WORK TO BE COMPLETED: Retype, exactly as they stand, the lines from the start of the data to the line that contains "const yCh=i=>v=>yd(groundDiv[i]+v/voltsPerDiv[i]);", both ends included. Leave the pictures out.
** Start COLLECTED DATA **
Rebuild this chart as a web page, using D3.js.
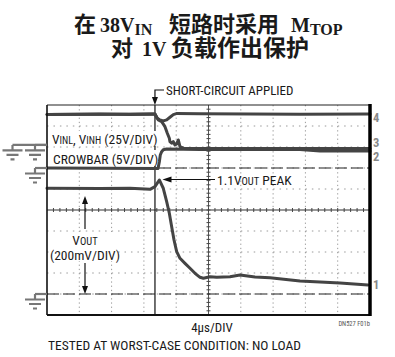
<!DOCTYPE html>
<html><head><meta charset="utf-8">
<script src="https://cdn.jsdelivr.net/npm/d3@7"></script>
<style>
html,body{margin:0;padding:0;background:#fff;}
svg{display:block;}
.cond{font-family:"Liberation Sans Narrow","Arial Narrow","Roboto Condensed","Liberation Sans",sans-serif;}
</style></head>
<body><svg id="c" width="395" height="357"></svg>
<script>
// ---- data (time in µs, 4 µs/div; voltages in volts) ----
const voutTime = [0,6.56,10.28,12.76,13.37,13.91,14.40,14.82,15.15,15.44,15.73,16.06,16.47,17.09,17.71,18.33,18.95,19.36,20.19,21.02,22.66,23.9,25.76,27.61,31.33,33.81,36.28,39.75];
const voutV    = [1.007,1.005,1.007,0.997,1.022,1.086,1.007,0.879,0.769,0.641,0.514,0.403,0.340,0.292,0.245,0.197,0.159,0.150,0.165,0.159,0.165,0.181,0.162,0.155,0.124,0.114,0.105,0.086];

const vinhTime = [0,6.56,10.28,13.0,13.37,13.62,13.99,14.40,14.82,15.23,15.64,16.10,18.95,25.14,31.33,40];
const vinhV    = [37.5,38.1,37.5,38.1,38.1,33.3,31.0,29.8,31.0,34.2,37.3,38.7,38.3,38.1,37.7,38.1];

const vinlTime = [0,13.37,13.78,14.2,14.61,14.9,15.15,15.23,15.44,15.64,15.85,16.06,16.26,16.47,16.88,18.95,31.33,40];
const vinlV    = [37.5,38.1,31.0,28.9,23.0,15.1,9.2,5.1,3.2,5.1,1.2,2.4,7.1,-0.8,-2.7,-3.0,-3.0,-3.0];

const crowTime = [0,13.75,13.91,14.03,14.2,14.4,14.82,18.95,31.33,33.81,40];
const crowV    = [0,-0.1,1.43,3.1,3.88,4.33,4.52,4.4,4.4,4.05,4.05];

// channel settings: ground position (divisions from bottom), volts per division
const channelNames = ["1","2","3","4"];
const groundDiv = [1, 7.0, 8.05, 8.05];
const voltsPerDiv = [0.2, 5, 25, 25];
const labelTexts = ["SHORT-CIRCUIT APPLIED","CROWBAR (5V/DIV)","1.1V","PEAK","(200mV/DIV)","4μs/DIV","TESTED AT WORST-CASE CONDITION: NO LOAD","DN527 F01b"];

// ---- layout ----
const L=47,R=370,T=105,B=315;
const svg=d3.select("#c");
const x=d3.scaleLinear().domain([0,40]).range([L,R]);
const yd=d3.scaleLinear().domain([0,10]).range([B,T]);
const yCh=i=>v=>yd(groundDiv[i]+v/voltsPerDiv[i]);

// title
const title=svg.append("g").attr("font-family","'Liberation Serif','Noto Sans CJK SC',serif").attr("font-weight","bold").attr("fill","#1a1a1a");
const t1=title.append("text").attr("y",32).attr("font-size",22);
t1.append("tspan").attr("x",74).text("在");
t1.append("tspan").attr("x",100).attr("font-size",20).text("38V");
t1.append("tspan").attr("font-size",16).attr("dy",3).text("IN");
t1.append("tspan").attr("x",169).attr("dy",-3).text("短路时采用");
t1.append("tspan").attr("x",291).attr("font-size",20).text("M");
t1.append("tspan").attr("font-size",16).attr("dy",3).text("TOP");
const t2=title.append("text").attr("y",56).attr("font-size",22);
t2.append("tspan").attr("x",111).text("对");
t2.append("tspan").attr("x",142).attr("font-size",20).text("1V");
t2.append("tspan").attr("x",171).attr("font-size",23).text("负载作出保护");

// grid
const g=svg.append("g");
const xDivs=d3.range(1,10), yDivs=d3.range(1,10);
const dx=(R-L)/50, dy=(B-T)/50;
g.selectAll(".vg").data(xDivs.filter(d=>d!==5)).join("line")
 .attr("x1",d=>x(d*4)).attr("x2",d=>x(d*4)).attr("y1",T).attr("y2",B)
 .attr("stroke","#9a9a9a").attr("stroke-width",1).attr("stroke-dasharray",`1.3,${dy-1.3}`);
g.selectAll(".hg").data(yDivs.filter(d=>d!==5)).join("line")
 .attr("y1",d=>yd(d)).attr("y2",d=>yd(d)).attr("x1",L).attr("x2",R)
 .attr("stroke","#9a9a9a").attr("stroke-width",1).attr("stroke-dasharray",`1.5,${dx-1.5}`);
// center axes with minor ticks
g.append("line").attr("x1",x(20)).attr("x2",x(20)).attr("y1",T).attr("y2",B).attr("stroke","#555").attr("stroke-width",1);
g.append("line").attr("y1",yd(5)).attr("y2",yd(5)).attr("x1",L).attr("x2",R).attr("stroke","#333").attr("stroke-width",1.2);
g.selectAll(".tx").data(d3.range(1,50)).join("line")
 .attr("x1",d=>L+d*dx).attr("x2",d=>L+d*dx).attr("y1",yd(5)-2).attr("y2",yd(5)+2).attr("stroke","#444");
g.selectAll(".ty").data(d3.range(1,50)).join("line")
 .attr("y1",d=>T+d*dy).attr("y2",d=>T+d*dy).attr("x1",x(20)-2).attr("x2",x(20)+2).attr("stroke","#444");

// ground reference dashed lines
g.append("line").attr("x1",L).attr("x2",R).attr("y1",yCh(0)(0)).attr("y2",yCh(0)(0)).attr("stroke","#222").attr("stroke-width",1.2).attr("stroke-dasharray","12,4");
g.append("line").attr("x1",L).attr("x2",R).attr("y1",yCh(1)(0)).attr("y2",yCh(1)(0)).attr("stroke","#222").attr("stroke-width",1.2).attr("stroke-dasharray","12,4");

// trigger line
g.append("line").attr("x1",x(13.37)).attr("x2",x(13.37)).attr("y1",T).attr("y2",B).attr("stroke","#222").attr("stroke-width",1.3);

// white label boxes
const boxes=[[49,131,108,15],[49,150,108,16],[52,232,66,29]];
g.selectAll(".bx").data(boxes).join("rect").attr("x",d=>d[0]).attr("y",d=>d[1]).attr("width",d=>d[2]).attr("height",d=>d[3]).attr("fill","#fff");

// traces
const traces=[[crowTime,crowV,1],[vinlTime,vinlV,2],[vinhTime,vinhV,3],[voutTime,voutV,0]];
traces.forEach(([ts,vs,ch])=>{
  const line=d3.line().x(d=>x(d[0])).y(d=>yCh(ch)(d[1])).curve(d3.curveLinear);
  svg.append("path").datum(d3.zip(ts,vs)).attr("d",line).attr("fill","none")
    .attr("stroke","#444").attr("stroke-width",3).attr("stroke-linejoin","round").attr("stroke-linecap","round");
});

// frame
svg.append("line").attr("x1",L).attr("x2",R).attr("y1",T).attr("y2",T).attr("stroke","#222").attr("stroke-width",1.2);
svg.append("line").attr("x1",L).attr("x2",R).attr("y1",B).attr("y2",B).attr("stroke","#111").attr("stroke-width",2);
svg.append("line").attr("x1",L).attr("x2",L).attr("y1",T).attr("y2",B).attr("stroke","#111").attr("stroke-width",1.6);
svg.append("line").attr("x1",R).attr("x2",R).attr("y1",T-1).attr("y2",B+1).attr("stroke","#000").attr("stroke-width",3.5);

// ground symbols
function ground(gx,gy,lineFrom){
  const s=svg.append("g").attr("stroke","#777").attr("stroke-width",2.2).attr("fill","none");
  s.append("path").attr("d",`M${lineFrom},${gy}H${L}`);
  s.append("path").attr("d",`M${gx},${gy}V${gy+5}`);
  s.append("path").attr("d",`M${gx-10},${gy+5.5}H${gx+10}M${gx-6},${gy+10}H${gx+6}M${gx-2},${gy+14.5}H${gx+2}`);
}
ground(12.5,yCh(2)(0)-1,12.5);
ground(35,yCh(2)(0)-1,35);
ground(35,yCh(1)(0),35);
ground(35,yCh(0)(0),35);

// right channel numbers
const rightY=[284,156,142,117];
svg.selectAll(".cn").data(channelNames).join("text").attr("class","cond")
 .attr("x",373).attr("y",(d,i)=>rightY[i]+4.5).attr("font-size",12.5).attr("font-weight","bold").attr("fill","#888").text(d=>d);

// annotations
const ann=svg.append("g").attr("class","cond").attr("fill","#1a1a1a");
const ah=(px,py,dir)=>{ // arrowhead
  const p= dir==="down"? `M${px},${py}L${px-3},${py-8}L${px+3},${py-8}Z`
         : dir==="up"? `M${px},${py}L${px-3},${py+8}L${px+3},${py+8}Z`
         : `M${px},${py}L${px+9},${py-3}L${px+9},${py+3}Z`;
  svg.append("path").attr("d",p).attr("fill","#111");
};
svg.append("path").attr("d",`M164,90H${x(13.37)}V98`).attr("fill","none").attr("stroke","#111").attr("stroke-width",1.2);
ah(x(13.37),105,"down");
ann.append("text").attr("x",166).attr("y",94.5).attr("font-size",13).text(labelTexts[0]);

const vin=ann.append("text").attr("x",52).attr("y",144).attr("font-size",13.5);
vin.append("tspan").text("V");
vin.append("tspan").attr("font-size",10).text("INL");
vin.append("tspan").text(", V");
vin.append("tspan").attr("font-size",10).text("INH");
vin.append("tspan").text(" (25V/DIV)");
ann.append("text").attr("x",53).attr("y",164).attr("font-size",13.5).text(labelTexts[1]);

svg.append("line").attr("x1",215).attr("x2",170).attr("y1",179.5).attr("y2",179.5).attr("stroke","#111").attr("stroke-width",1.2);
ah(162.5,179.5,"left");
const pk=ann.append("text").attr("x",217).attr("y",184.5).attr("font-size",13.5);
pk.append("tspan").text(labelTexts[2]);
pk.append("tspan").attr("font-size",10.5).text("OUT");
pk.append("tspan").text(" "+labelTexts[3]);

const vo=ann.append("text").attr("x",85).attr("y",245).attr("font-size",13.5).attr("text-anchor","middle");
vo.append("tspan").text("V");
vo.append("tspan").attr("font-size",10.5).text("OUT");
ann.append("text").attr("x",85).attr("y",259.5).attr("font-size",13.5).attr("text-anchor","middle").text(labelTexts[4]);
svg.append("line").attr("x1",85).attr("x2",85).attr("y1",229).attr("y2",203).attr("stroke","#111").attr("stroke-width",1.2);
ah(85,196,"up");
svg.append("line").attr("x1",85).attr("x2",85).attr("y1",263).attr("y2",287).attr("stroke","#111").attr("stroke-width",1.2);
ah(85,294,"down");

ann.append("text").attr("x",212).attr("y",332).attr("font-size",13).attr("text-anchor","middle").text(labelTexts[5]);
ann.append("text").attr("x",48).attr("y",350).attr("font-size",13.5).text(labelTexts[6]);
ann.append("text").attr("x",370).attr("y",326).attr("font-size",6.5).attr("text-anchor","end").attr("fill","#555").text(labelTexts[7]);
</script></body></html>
** End COLLECTED DATA **
RESULT OF THE EXERCISE:
Rebuild this chart as a web page, using D3.js.
<!DOCTYPE html>
<html><head><meta charset="utf-8">
<script src="https://cdn.jsdelivr.net/npm/d3@7"></script>
<style>
html,body{margin:0;padding:0;background:#fff;}
svg{display:block;}
.cond{font-family:"Liberation Sans Narrow","Arial Narrow","Roboto Condensed","Liberation Sans",sans-serif;}
</style></head>
<body><svg id="c" width="395" height="357"></svg>
<script>
// ---- data (time in µs, 4 µs/div; voltages in volts) ----
const voutTime = [0,6.56,10.28,12.76,13.37,13.91,14.40,14.82,15.15,15.44,15.73,16.06,16.47,17.09,17.71,18.33,18.95,19.36,20.19,21.02,22.66,23.9,25.76,27.61,31.33,33.81,36.28,39.75];
const voutV    = [1.007,1.005,1.007,0.997,1.022,1.086,1.007,0.879,0.769,0.641,0.514,0.403,0.340,0.292,0.245,0.197,0.159,0.150,0.165,0.159,0.165,0.181,0.162,0.155,0.124,0.114,0.105,0.086];

const vinhTime = [0,6.56,10.28,13.0,13.37,13.62,13.99,14.40,14.82,15.23,15.64,16.10,18.95,25.14,31.33,40];
const vinhV    = [37.5,38.1,37.5,38.1,38.1,33.3,31.0,29.8,31.0,34.2,37.3,38.7,38.3,38.1,37.7,38.1];

const vinlTime = [0,13.37,13.78,14.2,14.61,14.9,15.15,15.23,15.44,15.64,15.85,16.06,16.26,16.47,16.88,18.95,31.33,40];
const vinlV    = [37.5,38.1,31.0,28.9,23.0,15.1,9.2,5.1,3.2,5.1,1.2,2.4,7.1,-0.8,-2.7,-3.0,-3.0,-3.0];

const crowTime = [0,13.75,13.91,14.03,14.2,14.4,14.82,18.95,31.33,33.81,40];
const crowV    = [0,-0.1,1.43,3.1,3.88,4.33,4.52,4.4,4.4,4.05,4.05];

// channel settings: ground position (divisions from bottom), volts per division
const channelNames = ["1","2","3","4"];
const groundDiv = [1, 7.0, 8.05, 8.05];
const voltsPerDiv = [0.2, 5, 25, 25];
const labelTexts = ["SHORT-CIRCUIT APPLIED","CROWBAR (5V/DIV)","1.1V","PEAK","(200mV/DIV)","4μs/DIV","TESTED AT WORST-CASE CONDITION: NO LOAD","DN527 F01b"];

// ---- layout ----
const L=47,R=370,T=105,B=315;
const svg=d3.select("#c");
const x=d3.scaleLinear().domain([0,40]).range([L,R]);
const yd=d3.scaleLinear().domain([0,10]).range([B,T]);
const yCh=i=>v=>yd(groundDiv[i]+v/voltsPerDiv[i]);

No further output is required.